Provision, Criterion or Practice (PCP) and disability.
The EAT has recently confirmed in Roberts v North West Ambulance Service NHS Trust, that in determining whether a provision, criterion or practice (PCP) places a disabled person at a disadvantage, one needs to examine the overall effect of that PCP on the disabled person, even if it is not applied directly to the disabled person.
Claimant, R, worked as an emergency medical dispatcher at the North West Ambulance Service (‘the Trust’) from January 2008 up until his resignation in January 2010. During this period, a system of ‘hot-desking’ was in place where dispatchers were not assigned a permanent workstation during their shifts, but sat at any workstation that was available.
The Claimant suffered from a psychiatric condition known as ‘social anxiety disorder’, which resulted in the Claimant taking periods of sick leave due to anxiety. The Claimant felt that a reason for his anxiety was due to the position of the workstation at which he often sat (it was in the middle of the control room). The Claimant therefore requested that he have a workstation reserved for him at the back of the room. The Trust agreed, although the use of a reserved sign, which the Trust had also agreed would be used, was not implemented. As a result on occasion when the Claimant arrived for work he found other dispatchers working at his reserved desk. On each occasion either the Claimant or his supervisor asked the occupant to move to another desk to allow the Claimant to work at his reserved desk.
When the Claimant arrived early for his shift on New Year’s Eve 2009, he found his reserved desk occupied. The occupant was asked to move by the supervisor to allow the Claimant to sit in his reserved seat for the evening shift. However, the Claimant subsequently drafted and handed in his letter of resignation during his shift.
Amongst other things, the Claimant alleged the Trust’s policy of ‘hot-desking’ was a PCP that placed the Claimant at a substantial disadvantage in comparison with non-disabled colleagues and that the Trust had failed to make reasonable adjustments in relation to his disability.
Section 4A of Disability Discrimination Act 1995 (DDA) – now s.20(3) of the Equality Act 2010, imposes a positive duty on employers to make reasonable adjustments where a PCP applied by an employer places a disabled person at a substantial disadvantage in comparison with a non-disabled person, so that the reasonable adjustments remove that disadvantage.
The Tribunal recognised the Claimant’s psychiatric condition as a disability for the purposes of the DDA.
The Tribunal did not uphold the claim of disability discrimination and found that the Trust’s hot-desking policy was not applied to the Claimant (he was exempt and was permitted to use the same desk) and therefore the PCP did not place the Claimant at a disadvantage. The Tribunal recognised it was not practicable to keep the Claimant’s desk reserved but found that the Trust took reasonable steps to ensure that every time the Claimant worked a shift he sat at his reserved desk, even if this required his supervisor to move a colleague to another desk.

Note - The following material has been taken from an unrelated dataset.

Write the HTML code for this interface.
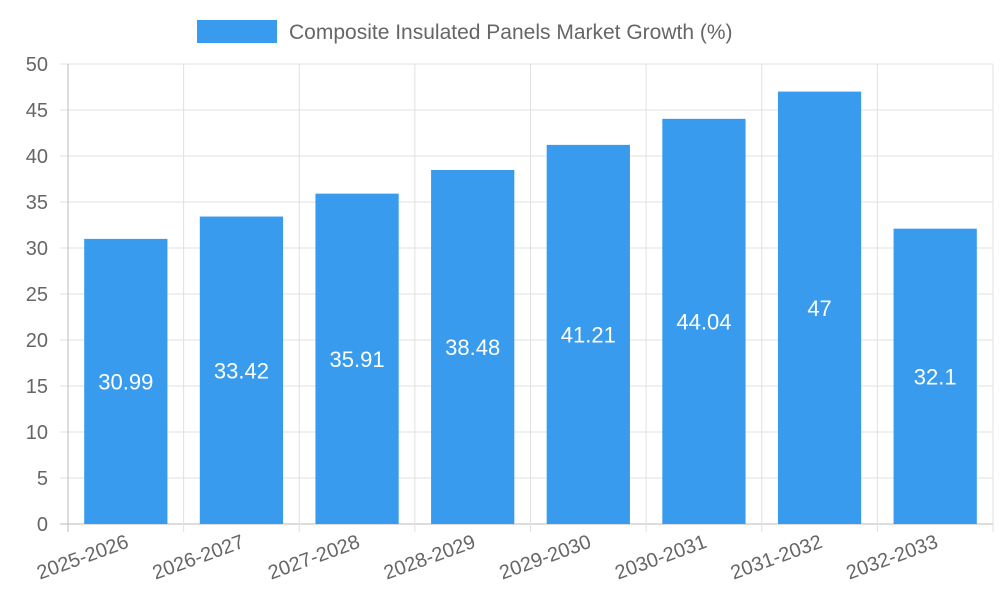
<!DOCTYPE html>
<html><head><meta charset="utf-8"><style>
body{margin:0;background:#fff;}
svg text{font-family:"Liberation Sans",sans-serif;}
</style></head><body>
<svg id="chart" width="1000" height="600" xmlns="http://www.w3.org/2000/svg">
<g id="legend">
<rect x="197" y="20" width="80" height="23" fill="#389bee"/>
<text x="289" y="39" font-size="21" fill="#666">Composite Insulated Panels Market Growth (%)</text>
</g>
<g id="grid"></g><g id="bars"></g><g id="axes"></g>
</svg>
<script>
const categories=["2025-2026","2026-2027","2027-2028","2028-2029","2029-2030","2030-2031","2031-2032","2032-2033"];
const values=[30.99,33.42,35.91,38.48,41.21,44.04,47,32.1];
const valueLabels=["30.99","33.42","35.91","38.48","41.21","44.04","47","32.1"];
const yTicks=[0,5,10,15,20,25,30,35,40,45,50];
const NS="http://www.w3.org/2000/svg";
const L=68,R=993,T=64,B=524,yMax=50;
const bw=(R-L)/categories.length;
const y=v=>B-(v/yMax)*(B-T);
const x=i=>L+bw*i;
function mk(tag,attrs,parent,txt){const e=document.createElementNS(NS,tag);for(const k in attrs)e.setAttribute(k,attrs[k]);if(txt!==undefined)e.textContent=txt;document.getElementById(parent).appendChild(e);return e;}
yTicks.forEach(t=>{
 const g=mk('line',{x1:L-8,x2:R,y1:y(t),y2:y(t),stroke:t===0?'#bbb':'#e0e0e0','stroke-width':1},'grid');
 
 
 const l=mk('text',{x:48,y:y(t)+7,'font-size':20,fill:'#666','text-anchor':'end'},'axes',String(t));
 
 
});
for(let i=0;i<=categories.length;i++){
 const g=mk('line',{x1:x(i),x2:x(i),y1:T,y2:B+8,stroke:i===0?'#bbb':'#e0e0e0','stroke-width':1},'grid');
 
 
}
values.forEach((v,i)=>{
 const cx=x(i)+bw/2, w=bw*0.72;
 const r=mk('rect',{x:cx-w/2,y:y(v),width:w,height:B-y(v),fill:'#389bee'},'bars');
 
 
 const t=mk('text',{x:cx,y:(y(v)+B)/2+8,'font-size':22,fill:'#fff','text-anchor':'middle'},'bars',valueLabels[i]);
 
 
 const c=mk('text',{x:cx+4,y:547,'font-size':20,fill:'#666','text-anchor':'end',transform:`rotate(-20 ${cx+4} 547)`},'axes',categories[i]);
 
 
});
</script>
</body></html>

Employment Appeal Tribunal judgment
On appeal the EAT found that the Tribunal had incorrectly applied s.4A of the DDA. It determined that whilst the policy of hot-desking was not applied directly to the Claimant, the policy still affected the Claimant as other dispatchers could sit at the Claimant’s reserved desk and therefore the Claimant was not always able to sit at his reserved desk. The EAT determined that the Tribunal erred by finding there was no substantial disadvantage because the PCP was not applied directly to the Claimant and rather the Tribunal should have considered whether the PCP, which was applied to his colleagues nonetheless placed the Claimant at a substantial disadvantage and, if so, whether the Trust took reasonable steps to remove the disadvantage.
However, the EAT noted with interest the medical evidence from the Trust’s expert psychiatrist, whose report stated:
“Avoidance behaviours entrench rather than relieve Social Anxiety Disorder. Adjustments to the work environment ultimately would prove to be counterproductive. I do not consider that any effective adjustment could have been made which would have resulted in Mr Roberts being able to continue to work…[as an] Emergency Medical Dispatcher"
The EAT ruled that the matter should be remitted back to the same Tribunal to reconsider these issues.
Important points to note
- When determining whether a provision, criterion or practice places a disabled person at a disadvantage, it is important to look at the overall effect of it and whether it affects the disabled person at all, even if that person is exempted from it directly.
- This means that employers should give careful consideration to the wider impact that a PCP might have on the working environment, for example, how if it affects practical working arrangements or even the culture of the organisation, in order to assess whether or not it could indirectly disadvantage a disabled employee and therefore create exposure to a disability discrimination claim.